Very importantly, the UPR mechanisms also allows other stakeholders, including civil society organizations, to submit information of their assessment of the human rights situation in a particular country, which becomes part of the information assessed by the UPR Working Group during the UPR sessions, taking place in Geneva. The outcome of the sessions is a report agreed by the working group, which contains a series of recommendations, which are the responsibility of the State to fulfill.
In our submission, we highlighted some of the issues that we found of concern, including: rights abuses and judicial harassment against people taking part in social protests, including human rights defenders, in the context of projects related to the extraction of natural resources; Indigenous peoples’ right to free, prior and informed consent, and issues related to the right to effective remedy. We also highlight the continued barriers facing women’s access to justice and reparation, including in relation to forced sterilisations. The document also contains a list of recommendations to the Peruvian state.

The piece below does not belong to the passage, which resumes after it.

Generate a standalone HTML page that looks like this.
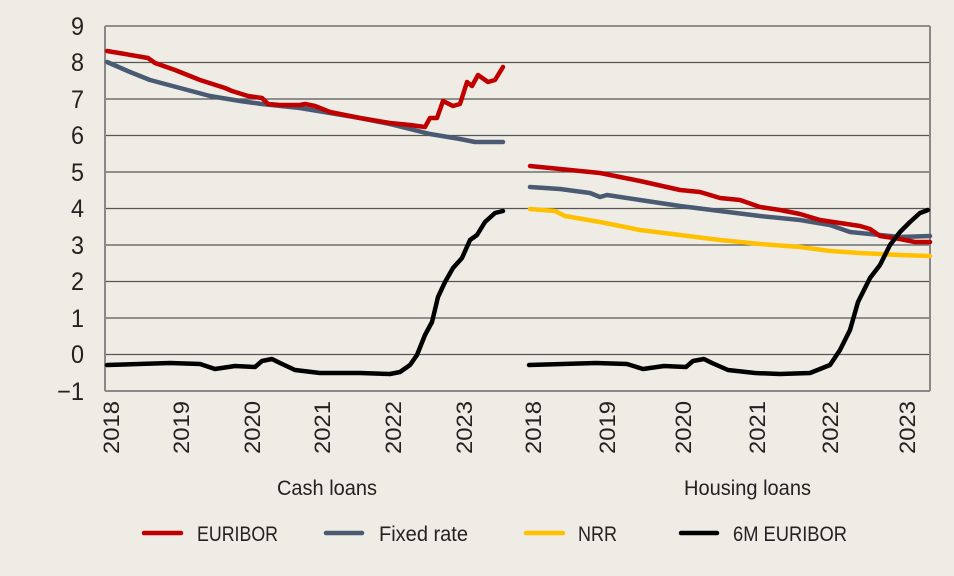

The Peru Support Group was present at the Extractive Industries Transparency Initiative (EITI) Global Conference, held in Lima on 24 and 25 February. Prof. Anthony Bebbington, for the PSG, chaired a side event on the shrinking space for civil society. The issue of civil society and its participation in the EITI proved to be a fractious issue, with some civil society groups walking out of the conference in protest. Here we summarise the work of the conference in terms of the EITI itself (and its importance for Peru), alongside the results of two side events: one held by Oxfam on the need for free, informed and prior consent (FPIC) for all extractive projects, and the other (written by Anthony Bebbington) on the role of civil society as an indispensable element within the EITI.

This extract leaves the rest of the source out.